In essence, Moreno-Ocampo said that if the PA gets voted as a non-member state by the UN General Assembly in two weeks, it can try again to re-file the war crimes cases.
Some commentators have said that Moreno-Ocampo’s “advice” to the Palestinians was non-binding, that the only relevant part of his decision was his ruling that the PA was not a state and that without UN Security Council approval, a “political” vote alone from the UN General Assembly will leave the PA at the same dead end of still not being seen as a state by the ICC.
Besides statehood, there are still plenty of question marks and other obstacles.
In June 2012, Moreno-Ocampo finished his term as the first ICC prosecutor, replaced by Fatou Bensouda of Gambia, who was elected to a nine-year term.
While some felt that Moreno- Ocampo would have liked to have filed cases against Israel if his hands had not been tied, there is less known about Bensouda, and whether she would take the same stance as her predecessor in a relatively new office with little precedent for how to operate.
Also, in theory, if the Palestinians risk filing with the ICC, Israel (though currently not a party to the ICC) and others might also file against them for human rights violations.
Also, as a new institution, diplomatic pressure from the US (though not a party to the Rome Statute) and from some European states could delay or stop a case from moving forward, even if the initial jurisdictional problem was cured.
Further, Israel is not a party to the Rome Statute, so it could be difficult or impossible to actually conduct a case against Israel’s citizens without its government’s cooperation.
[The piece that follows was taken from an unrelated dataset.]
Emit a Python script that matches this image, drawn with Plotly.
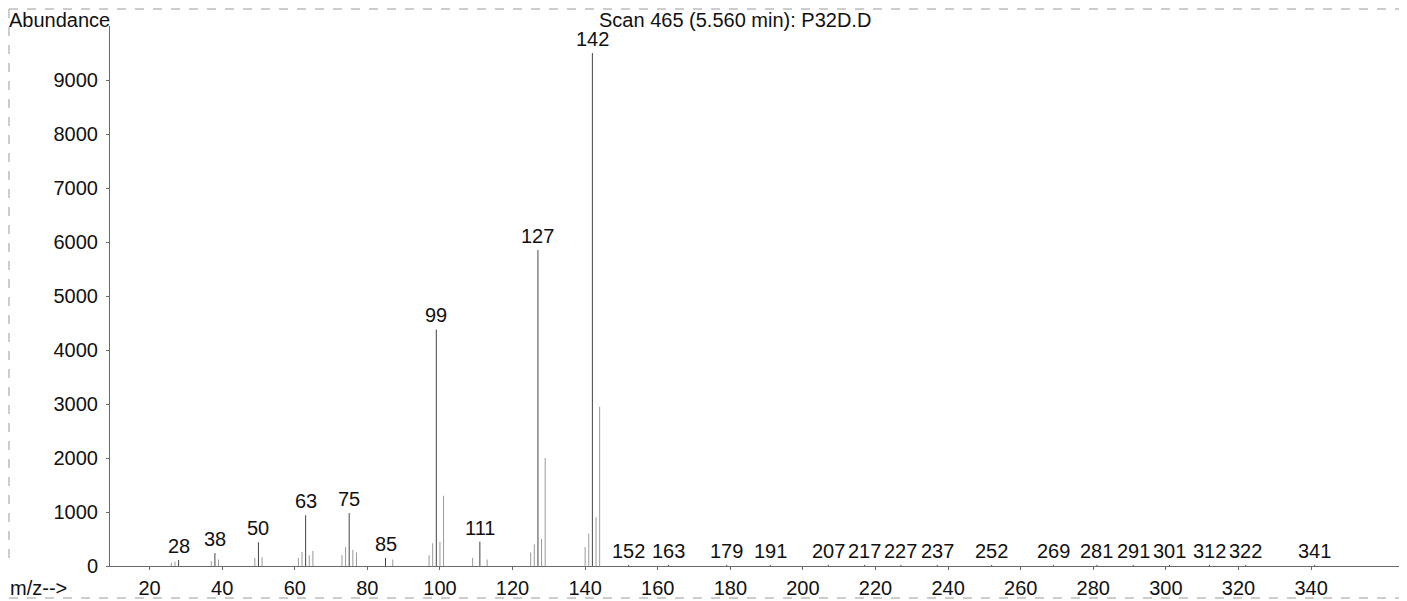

Finally, it is far from clear that the ICC would make a final decision to indict any Israelis, in light of the fact that Israel has completed a process of investigations – including some prosecutions – of its soldiers’ actions in Operation Cast Lead.
Generally speaking, the ICC is only supposed to make a final decision to file indictments if the state of the accused citizens has done nothing to investigate the allegations.
Many argue that only credible investigations are required, not convictions.
Despite all of these question marks, there is no question that a vote recognizing Palestine as a non-member state in two weeks would start a “Round 2” on the war crimes allegations relating to Operation Cast Lead.